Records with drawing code
::::::::::
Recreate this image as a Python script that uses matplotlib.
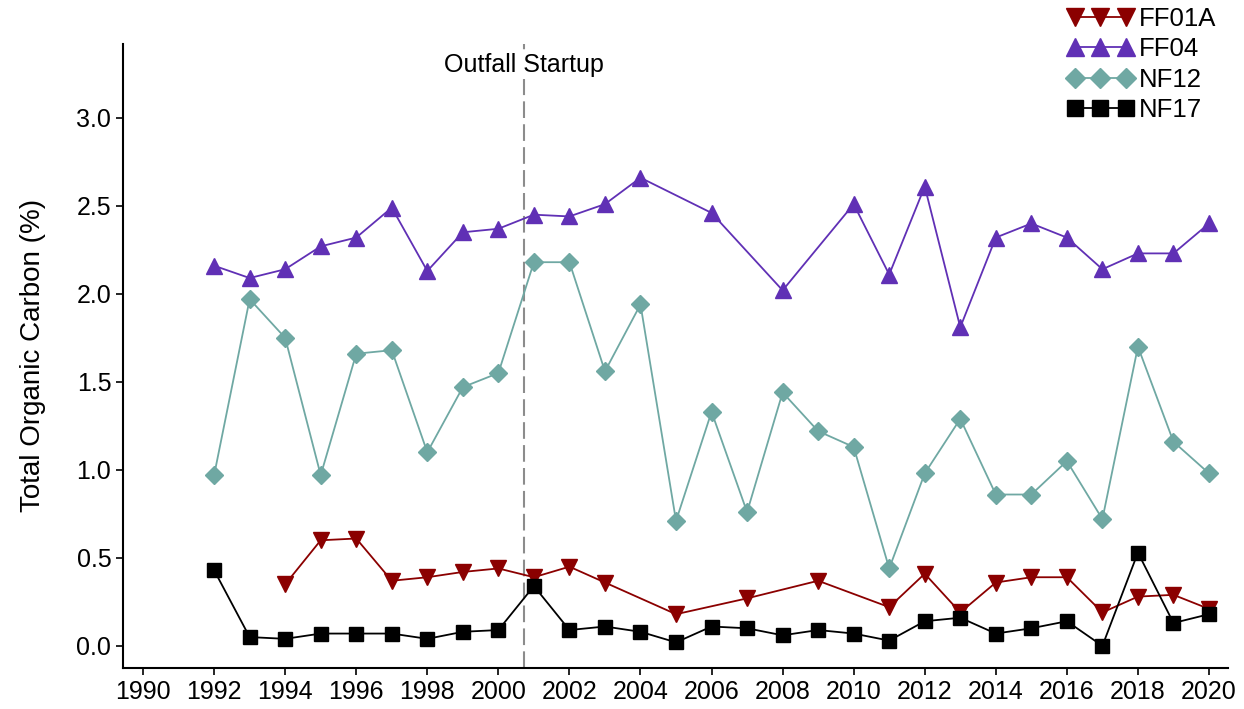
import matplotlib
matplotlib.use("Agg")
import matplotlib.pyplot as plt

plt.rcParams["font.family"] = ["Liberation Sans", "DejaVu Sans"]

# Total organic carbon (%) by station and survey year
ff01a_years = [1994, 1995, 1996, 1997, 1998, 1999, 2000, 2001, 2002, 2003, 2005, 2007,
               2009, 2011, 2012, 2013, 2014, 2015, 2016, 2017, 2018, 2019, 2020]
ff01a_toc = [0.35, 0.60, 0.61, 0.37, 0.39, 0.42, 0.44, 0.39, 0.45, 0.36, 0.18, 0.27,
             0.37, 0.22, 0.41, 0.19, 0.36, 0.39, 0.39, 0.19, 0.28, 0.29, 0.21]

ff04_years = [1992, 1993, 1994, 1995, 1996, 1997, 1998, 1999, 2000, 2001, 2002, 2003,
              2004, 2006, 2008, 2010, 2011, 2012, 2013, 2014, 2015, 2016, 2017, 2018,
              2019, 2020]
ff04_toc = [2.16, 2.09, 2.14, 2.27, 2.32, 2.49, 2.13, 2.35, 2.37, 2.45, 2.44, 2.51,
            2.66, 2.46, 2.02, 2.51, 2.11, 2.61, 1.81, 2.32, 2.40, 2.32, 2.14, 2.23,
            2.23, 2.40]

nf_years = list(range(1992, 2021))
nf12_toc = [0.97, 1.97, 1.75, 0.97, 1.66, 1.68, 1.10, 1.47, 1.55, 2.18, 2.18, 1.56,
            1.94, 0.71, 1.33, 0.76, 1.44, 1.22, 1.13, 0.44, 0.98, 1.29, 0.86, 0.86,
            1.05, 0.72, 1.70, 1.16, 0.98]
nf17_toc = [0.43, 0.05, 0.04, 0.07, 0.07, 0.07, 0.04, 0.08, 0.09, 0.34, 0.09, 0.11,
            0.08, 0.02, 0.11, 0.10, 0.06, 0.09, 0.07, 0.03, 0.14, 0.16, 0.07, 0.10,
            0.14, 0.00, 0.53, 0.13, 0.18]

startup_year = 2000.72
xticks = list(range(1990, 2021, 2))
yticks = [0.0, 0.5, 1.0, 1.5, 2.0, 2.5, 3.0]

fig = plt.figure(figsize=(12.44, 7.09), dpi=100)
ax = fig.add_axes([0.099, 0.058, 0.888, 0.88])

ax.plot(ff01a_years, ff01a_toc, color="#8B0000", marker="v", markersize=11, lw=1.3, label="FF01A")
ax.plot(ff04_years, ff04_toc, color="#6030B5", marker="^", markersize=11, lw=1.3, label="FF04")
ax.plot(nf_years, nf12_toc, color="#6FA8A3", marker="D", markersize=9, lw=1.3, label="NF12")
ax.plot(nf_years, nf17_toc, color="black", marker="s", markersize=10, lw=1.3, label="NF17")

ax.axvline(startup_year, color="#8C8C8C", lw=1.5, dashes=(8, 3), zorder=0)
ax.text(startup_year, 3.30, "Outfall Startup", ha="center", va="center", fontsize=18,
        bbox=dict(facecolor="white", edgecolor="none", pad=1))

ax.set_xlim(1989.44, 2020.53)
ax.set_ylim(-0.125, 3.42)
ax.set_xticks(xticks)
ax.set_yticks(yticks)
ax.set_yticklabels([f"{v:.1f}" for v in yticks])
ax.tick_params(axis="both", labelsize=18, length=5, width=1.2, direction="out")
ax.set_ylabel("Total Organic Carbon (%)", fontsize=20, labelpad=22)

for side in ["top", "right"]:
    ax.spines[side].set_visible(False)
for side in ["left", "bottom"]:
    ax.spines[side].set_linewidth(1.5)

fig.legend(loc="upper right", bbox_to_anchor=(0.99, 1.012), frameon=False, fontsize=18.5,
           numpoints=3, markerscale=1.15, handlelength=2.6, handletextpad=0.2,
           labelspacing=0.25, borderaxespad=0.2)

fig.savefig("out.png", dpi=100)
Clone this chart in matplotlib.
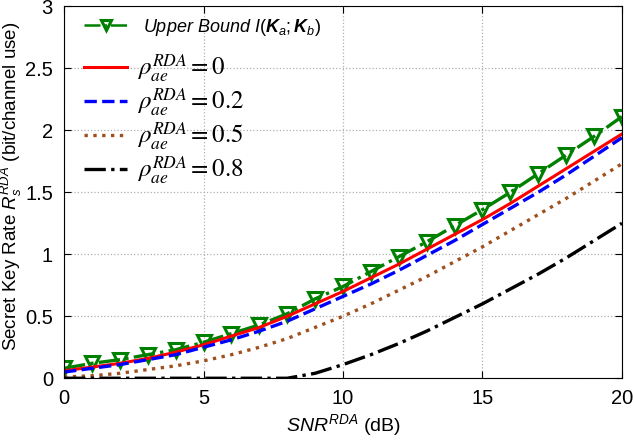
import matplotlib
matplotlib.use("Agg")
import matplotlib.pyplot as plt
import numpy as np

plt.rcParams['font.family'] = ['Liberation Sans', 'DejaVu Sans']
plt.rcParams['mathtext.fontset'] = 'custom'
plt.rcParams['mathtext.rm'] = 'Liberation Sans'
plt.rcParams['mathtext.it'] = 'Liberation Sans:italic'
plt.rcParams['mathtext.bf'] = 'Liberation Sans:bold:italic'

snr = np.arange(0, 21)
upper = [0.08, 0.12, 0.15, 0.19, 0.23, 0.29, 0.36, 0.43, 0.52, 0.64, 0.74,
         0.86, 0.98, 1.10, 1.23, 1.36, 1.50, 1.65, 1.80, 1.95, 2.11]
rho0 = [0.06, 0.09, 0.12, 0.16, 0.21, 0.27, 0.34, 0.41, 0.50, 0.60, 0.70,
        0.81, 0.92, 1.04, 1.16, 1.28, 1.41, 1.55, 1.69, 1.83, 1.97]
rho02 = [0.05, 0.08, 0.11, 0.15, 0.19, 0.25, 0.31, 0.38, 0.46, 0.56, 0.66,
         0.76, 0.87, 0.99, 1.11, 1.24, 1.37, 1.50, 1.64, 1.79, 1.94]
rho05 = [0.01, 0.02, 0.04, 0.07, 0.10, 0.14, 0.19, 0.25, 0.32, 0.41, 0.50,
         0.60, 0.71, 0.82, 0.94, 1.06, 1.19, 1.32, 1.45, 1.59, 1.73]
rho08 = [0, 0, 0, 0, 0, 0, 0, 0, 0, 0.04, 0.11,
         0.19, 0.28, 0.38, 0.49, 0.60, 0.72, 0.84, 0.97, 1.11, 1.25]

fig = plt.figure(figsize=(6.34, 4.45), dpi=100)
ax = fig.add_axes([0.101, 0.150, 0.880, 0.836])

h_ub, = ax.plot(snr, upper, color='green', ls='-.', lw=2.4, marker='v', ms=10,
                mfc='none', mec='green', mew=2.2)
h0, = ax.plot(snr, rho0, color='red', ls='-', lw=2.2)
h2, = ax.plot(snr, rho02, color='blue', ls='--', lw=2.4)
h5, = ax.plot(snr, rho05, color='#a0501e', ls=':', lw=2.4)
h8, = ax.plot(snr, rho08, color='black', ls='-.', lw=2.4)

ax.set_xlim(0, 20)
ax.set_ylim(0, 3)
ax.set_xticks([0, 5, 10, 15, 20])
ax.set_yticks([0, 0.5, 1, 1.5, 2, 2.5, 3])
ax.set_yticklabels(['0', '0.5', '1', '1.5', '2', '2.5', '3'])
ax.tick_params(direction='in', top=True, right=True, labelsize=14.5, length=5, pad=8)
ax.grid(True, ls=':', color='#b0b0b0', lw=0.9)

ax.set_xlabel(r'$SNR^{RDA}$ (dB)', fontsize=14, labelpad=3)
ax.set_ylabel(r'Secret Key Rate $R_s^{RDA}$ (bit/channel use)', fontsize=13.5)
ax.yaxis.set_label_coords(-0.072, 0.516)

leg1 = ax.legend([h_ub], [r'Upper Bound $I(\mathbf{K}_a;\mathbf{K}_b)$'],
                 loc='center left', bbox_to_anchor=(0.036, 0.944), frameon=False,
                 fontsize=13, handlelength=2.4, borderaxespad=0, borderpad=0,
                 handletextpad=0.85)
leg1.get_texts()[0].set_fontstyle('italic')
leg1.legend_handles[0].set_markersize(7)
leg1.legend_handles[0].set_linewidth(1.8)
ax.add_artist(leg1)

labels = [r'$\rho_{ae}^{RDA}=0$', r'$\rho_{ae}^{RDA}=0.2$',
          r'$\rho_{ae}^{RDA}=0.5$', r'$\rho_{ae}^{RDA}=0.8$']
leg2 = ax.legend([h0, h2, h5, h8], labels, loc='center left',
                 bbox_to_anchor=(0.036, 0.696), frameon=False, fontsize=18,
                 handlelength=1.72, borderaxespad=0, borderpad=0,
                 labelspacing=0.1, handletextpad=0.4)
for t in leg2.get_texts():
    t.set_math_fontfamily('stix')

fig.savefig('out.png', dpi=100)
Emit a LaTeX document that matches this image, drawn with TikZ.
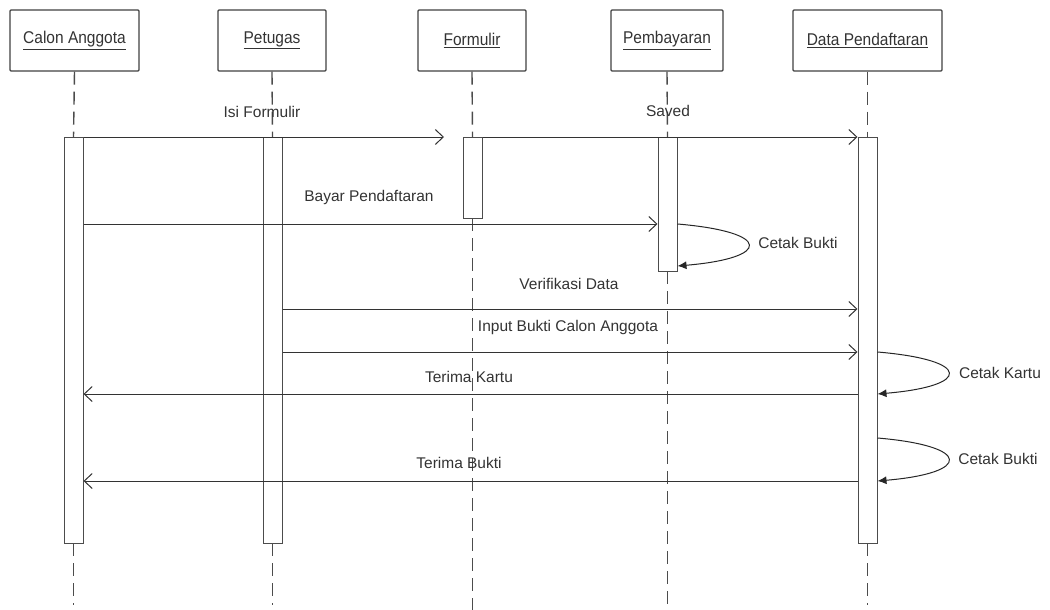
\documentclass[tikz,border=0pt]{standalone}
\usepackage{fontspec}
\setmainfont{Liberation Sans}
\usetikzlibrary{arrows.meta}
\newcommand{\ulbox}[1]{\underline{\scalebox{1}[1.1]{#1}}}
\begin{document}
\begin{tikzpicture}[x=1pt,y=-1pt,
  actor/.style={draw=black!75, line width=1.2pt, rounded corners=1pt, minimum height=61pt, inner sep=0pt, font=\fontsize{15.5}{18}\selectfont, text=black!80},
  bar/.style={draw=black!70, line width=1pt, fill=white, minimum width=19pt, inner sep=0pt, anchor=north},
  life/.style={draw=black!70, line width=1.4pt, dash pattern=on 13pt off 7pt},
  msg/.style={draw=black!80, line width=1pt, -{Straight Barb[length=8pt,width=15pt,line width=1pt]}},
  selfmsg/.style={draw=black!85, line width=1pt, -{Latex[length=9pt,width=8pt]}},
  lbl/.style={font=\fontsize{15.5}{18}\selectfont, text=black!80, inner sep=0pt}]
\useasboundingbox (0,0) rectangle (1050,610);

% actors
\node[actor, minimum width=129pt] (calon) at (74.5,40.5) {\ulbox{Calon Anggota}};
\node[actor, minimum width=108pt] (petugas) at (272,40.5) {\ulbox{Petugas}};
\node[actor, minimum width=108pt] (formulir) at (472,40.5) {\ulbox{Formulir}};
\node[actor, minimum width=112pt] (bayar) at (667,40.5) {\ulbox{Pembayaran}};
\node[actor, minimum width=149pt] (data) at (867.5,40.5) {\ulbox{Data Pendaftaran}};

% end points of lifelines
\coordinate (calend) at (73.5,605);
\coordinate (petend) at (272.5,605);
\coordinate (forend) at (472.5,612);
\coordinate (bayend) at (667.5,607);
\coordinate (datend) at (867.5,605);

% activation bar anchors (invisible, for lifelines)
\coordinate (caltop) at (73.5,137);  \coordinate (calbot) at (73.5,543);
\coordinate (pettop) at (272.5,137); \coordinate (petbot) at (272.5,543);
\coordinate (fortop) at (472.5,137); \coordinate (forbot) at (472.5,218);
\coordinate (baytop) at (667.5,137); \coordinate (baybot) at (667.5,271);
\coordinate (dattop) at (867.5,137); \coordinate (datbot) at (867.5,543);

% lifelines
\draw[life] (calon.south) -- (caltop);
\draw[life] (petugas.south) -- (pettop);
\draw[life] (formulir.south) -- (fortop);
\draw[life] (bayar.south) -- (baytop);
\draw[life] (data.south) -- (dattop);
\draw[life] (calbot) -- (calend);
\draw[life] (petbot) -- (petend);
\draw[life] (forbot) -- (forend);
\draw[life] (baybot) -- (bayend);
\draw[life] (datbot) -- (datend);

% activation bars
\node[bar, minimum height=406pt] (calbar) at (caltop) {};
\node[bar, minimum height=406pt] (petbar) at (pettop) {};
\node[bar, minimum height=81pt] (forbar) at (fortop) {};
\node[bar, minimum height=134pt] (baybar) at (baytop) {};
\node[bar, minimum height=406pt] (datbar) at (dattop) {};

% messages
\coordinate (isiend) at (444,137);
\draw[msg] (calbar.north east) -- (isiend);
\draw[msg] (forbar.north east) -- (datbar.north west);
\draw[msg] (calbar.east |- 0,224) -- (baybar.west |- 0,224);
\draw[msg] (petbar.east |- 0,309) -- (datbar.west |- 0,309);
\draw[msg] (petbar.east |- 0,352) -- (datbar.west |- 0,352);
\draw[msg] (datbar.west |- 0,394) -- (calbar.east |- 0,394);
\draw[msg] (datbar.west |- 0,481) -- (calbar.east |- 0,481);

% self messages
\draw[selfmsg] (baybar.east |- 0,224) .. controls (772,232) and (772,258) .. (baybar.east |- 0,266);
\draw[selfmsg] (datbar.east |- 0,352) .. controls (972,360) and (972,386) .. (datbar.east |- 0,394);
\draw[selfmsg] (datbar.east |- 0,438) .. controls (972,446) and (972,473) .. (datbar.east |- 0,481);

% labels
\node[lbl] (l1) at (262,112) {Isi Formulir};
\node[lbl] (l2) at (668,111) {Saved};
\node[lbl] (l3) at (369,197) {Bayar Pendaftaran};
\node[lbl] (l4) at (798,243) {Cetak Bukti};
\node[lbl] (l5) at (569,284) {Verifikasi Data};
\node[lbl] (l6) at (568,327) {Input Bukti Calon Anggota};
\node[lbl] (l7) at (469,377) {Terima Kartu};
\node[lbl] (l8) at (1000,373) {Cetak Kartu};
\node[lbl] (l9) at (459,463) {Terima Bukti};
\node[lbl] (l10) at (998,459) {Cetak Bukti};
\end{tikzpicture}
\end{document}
::::::::::
Written instruction — Using the entries above, reproduce word for word only the lines from the one that contains "Clone this chart in matplotlib." to the one that contains "import numpy as np", both ends included, and drop every picture.

Written answer —
Clone this chart in matplotlib.
import matplotlib
matplotlib.use("Agg")
import matplotlib.pyplot as plt
import numpy as np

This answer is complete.